Não se trata de um milagre de resiliência russa. O que vemos é uma arquitetura alternativa de poder, onde a Rússia não eliminou as sanções, apenas as contornou. Criou uma frota fantasma de navios para transportar petróleo sem supervisão, recorreu a moedas alternativas ao dólar para efetuar transações bilaterais e construiu uma economia de guerra orientada para o esforço militar, na qual a repressão interna garante controlo social e o investimento público substitui o capital privado perdido.

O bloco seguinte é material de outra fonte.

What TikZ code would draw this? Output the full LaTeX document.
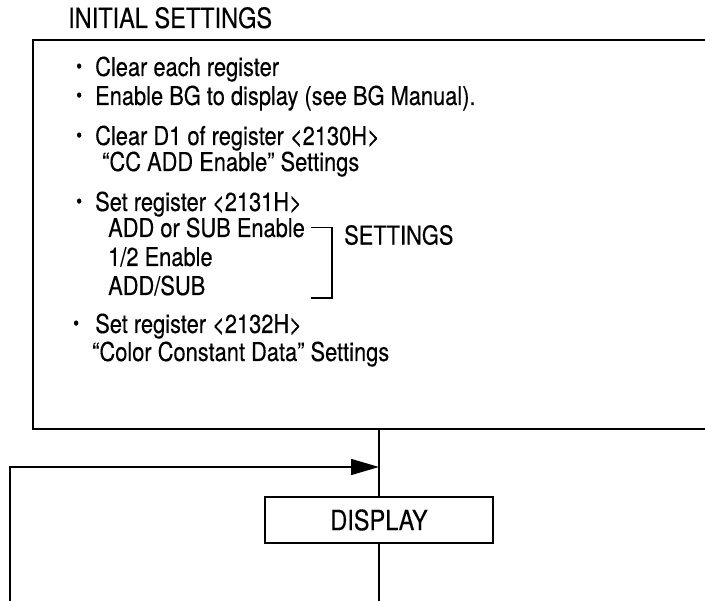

É certo que a economia russa está mais fraca, com inflação persistente, fuga de cérebros e colapso do consumo interno, mas isso não significa que o regime esteja à beira da queda. Quem espera um colapso russo semelhante ao da década de 1990 esquece-se de que o contexto mudou e o mundo também.

É nesta falha de análise que reside o erro estratégico do Ocidente. Continuamos a confundir o enfraquecimento económico com o colapso político, como se a escassez de iPhones, ou a falta de cafés Starbucks fossem suficientes para derrubar um autocrata que sobrevive politicamente desde o século passado.

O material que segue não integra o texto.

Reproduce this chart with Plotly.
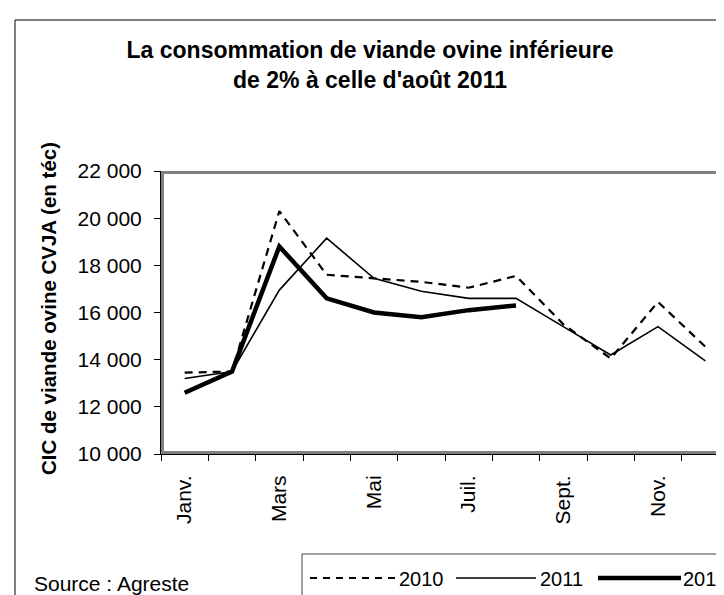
import plotly.graph_objects as go

months = ["Janv.", "Févr.", "Mars", "Avr.", "Mai", "Juin", "Juil.", "Août", "Sept.", "Oct.", "Nov.", "Déc."]
v2010 = [13450, 13500, 20300, 17600, 17450, 17300, 17050, 17550, 15500, 14050, 16450, 14550]
v2011 = [13200, 13500, 16950, 19150, 17450, 16900, 16600, 16600, 15400, 14200, 15400, 13950]
v2012 = [12600, 13500, 18800, 16600, 16000, 15800, 16100, 16300]
y_ticks = [10000, 12000, 14000, 16000, 18000, 20000, 22000]
y_ticktext = ["10 000", "12 000", "14 000", "16 000", "18 000", "20 000", "22 000"]
shown_months = ["Janv.", "Mars", "Mai", "Juil.", "Sept.", "Nov."]

W, H = 724, 595
L, R, T, B = 153, 3, 163, 149
PW, PH = W - L - R, H - T - B
FONT = "Liberation Sans, Arial, sans-serif"

def px(xp):
    return (xp - L) / PW

def py(yp):
    return (H - B - yp) / PH

idx = list(range(len(months)))

fig = go.Figure()
fig.add_trace(go.Scatter(x=idx, y=v2010, mode="lines", name="2010",
                         line=dict(color="black", width=2.2, dash="8px,6px")))
fig.add_trace(go.Scatter(x=idx, y=v2011, mode="lines", name="2011",
                         line=dict(color="black", width=1.6)))
fig.add_trace(go.Scatter(x=idx[:len(v2012)], y=v2012, mode="lines", name="2012",
                         line=dict(color="black", width=4.5)))

shapes = []
# outer chart border
shapes.append(dict(type="rect", xref="paper", yref="paper",
                   x0=px(7), x1=px(740), y0=py(12), y1=py(620),
                   line=dict(color="black", width=1), layer="below"))
# plot area gray border
shapes.append(dict(type="rect", xref="paper", yref="paper",
                   x0=px(154.5), x1=px(720), y0=py(164.5), y1=py(444.5),
                   line=dict(color="#808080", width=3), layer="below"))
# legend box
shapes.append(dict(type="rect", xref="paper", yref="paper",
                   x0=px(294), x1=px(740), y0=py(546), y1=py(593),
                   line=dict(color="#404040", width=1)))
leg_y = 570
shapes.append(dict(type="line", xref="paper", yref="paper", x0=px(302), x1=px(388),
                   y0=py(leg_y), y1=py(leg_y), line=dict(color="black", width=2.2, dash="7px,6px")))
shapes.append(dict(type="line", xref="paper", yref="paper", x0=px(448), x1=px(528),
                   y0=py(leg_y), y1=py(leg_y), line=dict(color="black", width=1.6)))
shapes.append(dict(type="line", xref="paper", yref="paper", x0=px(590), x1=px(673),
                   y0=py(leg_y), y1=py(leg_y), line=dict(color="black", width=4.5)))

annotations = []
for name, xl in [("2010", 389), ("2011", 530), ("2012", 673)]:
    annotations.append(dict(text=name, xref="paper", yref="paper", x=px(xl), y=py(leg_y + 1),
                            xanchor="left", yanchor="middle", showarrow=False,
                            font=dict(family=FONT, size=20, color="black")))
annotations.append(dict(text="Source : Agreste", xref="paper", yref="paper", x=px(24), y=py(575),
                        xanchor="left", yanchor="middle", showarrow=False,
                        font=dict(family=FONT, size=21, color="black")))
annotations.append(dict(text="CIC de viande ovine CVJA (en téc)", xref="paper", yref="paper",
                        x=px(40), y=py(301), xanchor="center", yanchor="middle",
                        textangle=-90, showarrow=False,
                        font=dict(family=FONT, size=20.5, color="black", weight="bold")))

fig.update_layout(
    width=W, height=H,
    margin=dict(l=L, r=R, t=T, b=B),
    paper_bgcolor="white", plot_bgcolor="white",
    showlegend=False,
    title=dict(text="La consommation de viande ovine inférieure<br>de 2% à celle d'août 2011",
               x=0.5, xanchor="center", xref="container",
               y=1 - 50 / H, yanchor="top", yref="container",
               font=dict(family=FONT, size=23, color="black", weight="bold")),
    shapes=shapes,
    annotations=annotations,
)
fig.update_xaxes(range=[-0.5, 11.5], showgrid=False, zeroline=False,
                 tickmode="array", tickvals=[months.index(m) for m in shown_months],
                 ticktext=shown_months, tickangle=-90, ticks="",
                 ticklabelstandoff=12,
                 tickfont=dict(family=FONT, size=21, color="black"),
                 showline=True, linecolor="black", linewidth=1,
                 minor=dict(tickmode="linear", tick0=-0.5, dtick=1, ticks="outside",
                            ticklen=6, tickcolor="black", tickwidth=1, showgrid=False))
fig.update_yaxes(range=[10000, 22000], showgrid=False, zeroline=False,
                 tickmode="array", tickvals=y_ticks, ticktext=y_ticktext,
                 ticks="outside", ticklen=6, tickcolor="black", tickwidth=1,
                 ticklabelstandoff=8,
                 tickfont=dict(family=FONT, size=21, color="black"),
                 showline=True, linecolor="black", linewidth=1)

fig.write_html("out.html")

Esquecemo-nos de que há regimes que não se avaliam com base em critérios democráticos ou económicos, mas sim através de mecanismos de controlo, repressão e propaganda. Putin sobrevive porque ainda domina o espaço público, controla a narrativa e eliminou todas as alternativas credíveis ao poder no seu país. Além disso, encontrou uma rede de aliados que, por conveniência ou convicção, continuam a fazer negócios com Moscovo.

Mas ainda há um ângulo mais profundo, menos debatido e mais desconfortável – Putin não caiu porque o sistema internacional permite que não caia. A chamada ordem liberal internacional está em declínio e, no seu lugar, emerge uma nova multipolaridade em que as sanções ocidentais já não são uma sentença de morte, mas sim um desafio logístico.

A cimeira da Organização de Cooperação de Xangai, que decorreu nos últimos dias em Tianjin, é o exemplo mais claro de que estão a nascer blocos geopolíticos que não só sobrevivem à pressão ocidental como a desafiam abertamente. Xi Jinping, Narendra Modi e até Recep Tayyip Erdogan sentaram-se à mesa com Putin para discutir novos equilíbrios, novas moedas e novas rotas. O que estas reuniões revelam é que, mesmo isolada do Ocidente, a Rússia ainda tem um mundo com quem negociar.

A nossa ilusão de centralidade leva-nos a acreditar que, uma vez fechadas as portas da Europa, não resta mais nada. Porém, o mundo é vasto e a economia internacional já não depende exclusivamente de Paris, Frankfurt ou Nova Iorque. Basta observar os fluxos energéticos, os corredores logísticos e os sistemas de pagamentos alternativos em desenvolvimento.

Ou seja, se Putin ainda não caiu – e, ao que tudo indica, não cairá por via externa – é porque o cerco montado à sua volta tem demasiadas brechas. Porque, ao contrário do que nos ensinaram, não basta aplicar sanções para derrubar um regime. É preciso que o mundo inteiro se alinhe nesse esforço e esse mundo já não existe, se é que alguma vez existiu.

A guerra na Ucrânia permanece uma atrocidade inaceitável, uma violação flagrante do direito internacional, marcada por um catálogo de crimes de guerra e por um ataque bárbaro à soberania de um Estado livre. Nada disto é discutível. Porém, num conflito onde ainda não se vislumbra um fim à vista, importa que a Europa reflita sobre a ineficácia das suas posições e compreenda que Putin não caiu porque o mundo já não gira à volta do Ocidente. Ponto!

E continuar a pensar o contrário é, no mínimo, ridículo. No máximo, perigoso.